Well, we are finally at the end of my Psychology Class series. If you want to start from the beginning, here's the link for the introduction post. If you haven't read the series, nothing in this post will make sense.
In the introduction, I promised that I would conclude by explaining my own behavior with regard to my requirement to take this class (plus two more). As I was going through the class, I noticed one peculiar thing about the psychological theorists: they would develop a theory and seemed to apply it to everyone, except themselves. The Behavioral theorists performed experiments and theorized that all behavior was the result of the environment. My question to them is simply this: "What environmental factors caused you to do the experiment?" The theorists never attempted to answer such a question. These theorists seemed to act as if they, themselves, were "immune" to or "above" their own behavioral theories. I've noticed this with some other theorists in other disciplines, but I won't go into those right now. This is why I felt that it is important that after I posted the series, that I analyze myself based on what I have posted.
My resistance to taking the extra classes was simply based on my emotions and limited perspective. My emotions: I was so deeply committed to the idea of graduating four months sooner, that I was not able to see that these extra classes might actually do me some good in other parts of my life. This speaks to the strength of emotions. Emotions are usually the first to react to any idea (prior to thinking something through reasonably). If I had taken the time to think through the advantages of the extra classes, then I would not have had as much emotional resistance.
As soon as I could put my emotions to the side, my mind was open to the possibility that these classes might not be so bad. As I mentioned in the introduction, I really should do more of letting God guide me. His perspective is complete, while mine is extremely limited (hence my unfounded, emotional reaction). I showed, in first few parts of the series, that I believe that the Cognitive perspective encompasses all the perspectives. It can explain peoples' behavior based on the fact that they have a limited perspective. I took that further to say that when a person does not have a complete perspective, it may cause unwarranted (and flat-out "wrong") reactions (such as mine), along with further actions to those reactions (the defense mechanisms show up quite often here).
If you remember, you will recall that I mentioned that the Cognitive perspective, even though it encompasses all the other perspectives, undermines its own reliability. It does this because it is a limited perspective, yet states that limited perspectives cause people to behave in ways that may not be in accordance to reality. The way that this undermining can be overcome is to realize that God is omniscient, and he guides us when we do not have all the information (if we allow him). When I was able to realize what was actually going on, I was able to change my attitude toward and my behavior in these classes.
Many Christians struggle with simply trusting God to lead their lives (myself included). We want to know every little detail and understand every possible outcome before we make a decision. We want absolute control over our lives. This behavior is explained in the fallen nature of man. By default, we crave absolute control. By default, we resist help. By default, we think that we can somehow "make it" on our own. By default, we are prideful. By default, we are stubborn. Just because we believe that Jesus Christ is our Savior, does not mean that all those things disappear- we are still sinners (even after the initial acceptance), and are constantly in need of Jesus Christ. When we recognize that fact, then all those default positions are reduced (they still don't disappear, though).
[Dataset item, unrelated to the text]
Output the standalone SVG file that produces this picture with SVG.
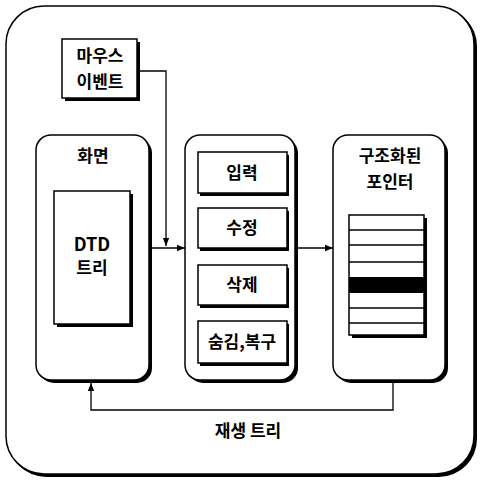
<svg xmlns="http://www.w3.org/2000/svg" width="481" height="480" viewBox="0 0 481 480">
<style>
.box{fill:#fff;stroke:#000;stroke-width:1.5}
.sh{fill:#000}
.t{font-family:"Noto Sans CJK KR","Noto Sans",sans-serif;font-weight:bold;font-size:17px;text-anchor:middle;fill:#000}
.ln{fill:none;stroke:#000;stroke-width:1.3}
</style>
<defs>
<marker id="ah" viewBox="0 0 10 10" refX="10" refY="5" markerWidth="8" markerHeight="8" markerUnits="userSpaceOnUse" orient="auto">
<path d="M0,1 L10,5 L0,9 Z" fill="#000"/>
</marker>
</defs>
<g id="frame">
<rect class="sh" x="8" y="8" width="469" height="469" rx="38"/>
<rect class="box" x="6" y="6" width="468" height="468" rx="38"/>
</g>
<g id="mouse">
<rect class="sh" x="65" y="42" width="75" height="59"/>
<rect class="box" x="62" y="39" width="75" height="59"/>
<text class="t" x="100" y="62">마우스</text>
<text class="t" x="100" y="88">이벤트</text>
</g>
<g id="screen">
<rect class="sh" x="39" y="138" width="113" height="245" rx="15"/>
<rect class="box" x="36" y="135" width="113" height="245" rx="15"/>
<text class="t" x="93" y="162">화면</text>
<g id="dtd">
<rect class="sh" x="57" y="194" width="76" height="133"/>
<rect class="box" x="54" y="191" width="76" height="133"/>
<text class="t" x="92" y="251" style="font-size:18px">DTD</text>
<text class="t" x="92" y="274">트리</text>
</g>
</g>
<g id="ops">
<rect class="sh" x="188" y="138" width="110" height="245" rx="15"/>
<rect class="box" x="185" y="135" width="110" height="245" rx="15"/>
<g id="op1"><rect class="sh" x="200" y="155" width="89" height="41"/><rect class="box" x="198" y="152" width="89" height="41"/><text class="t" x="242" y="179">입력</text></g>
<g id="op2"><rect class="sh" x="200" y="211" width="89" height="40"/><rect class="box" x="198" y="208" width="89" height="40"/><text class="t" x="242" y="234">수정</text></g>
<g id="op3"><rect class="sh" x="200" y="268" width="89" height="40"/><rect class="box" x="198" y="265" width="89" height="40"/><text class="t" x="242" y="291">삭제</text></g>
<g id="op4"><rect class="sh" x="200" y="324" width="89" height="42"/><rect class="box" x="198" y="321" width="89" height="42"/><text class="t" x="242" y="348">숨김,복구</text></g>
</g>
<g id="pointer">
<rect class="sh" x="336" y="138" width="112" height="245" rx="15"/>
<rect class="box" x="333" y="135" width="112" height="245" rx="15"/>
<text class="t" x="390" y="162">구조화된</text>
<text class="t" x="390" y="188">포인터</text>
<g id="list">
<rect class="sh" x="352" y="218" width="75" height="120"/>
<rect class="box" x="349" y="215" width="75" height="120"/>
<rect x="349" y="277" width="75" height="16" fill="#000"/>
<path class="ln" d="M349,230H424M349,245H424M349,262H424M349,308H424M349,323H424"/>
</g>
</g>
<g id="connectors">
<path class="ln" d="M137,71H166V246" marker-end="url(#ah)"/>
<path class="ln" d="M152,248H185" marker-end="url(#ah)"/>
<path class="ln" d="M298,248H333" marker-end="url(#ah)"/>
<path class="ln" d="M393,383V410H91V383" marker-end="url(#ah)"/>
<text class="t" x="248" y="437">재생 트리</text>
</g>
</svg>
Our emotions are the most powerful barrier between us and our recognition of truth. Through this class, God has opened my mind to see that I can't be as rigid as I have been in the past. I have observed that I don't get as intellectually frustrated with people when they are staring at an answer, yet can't see it. I understand that emotions cloud people's vision (including my own). This understanding has helped me to see where the Holy Spirit works on the unbeliever- at the emotional level, to open the heart and the mind to the truth. Until the Holy Spirit removes the emotional barrier for the unbeliever, the unbeliever will continue to rationalize away answers provided to his questions. However, as an apologist, I must never refuse to "provide an answer for the hope that is within me"; that answer may be the final one that is needed for the Spirit to break through the person's emotional barrier.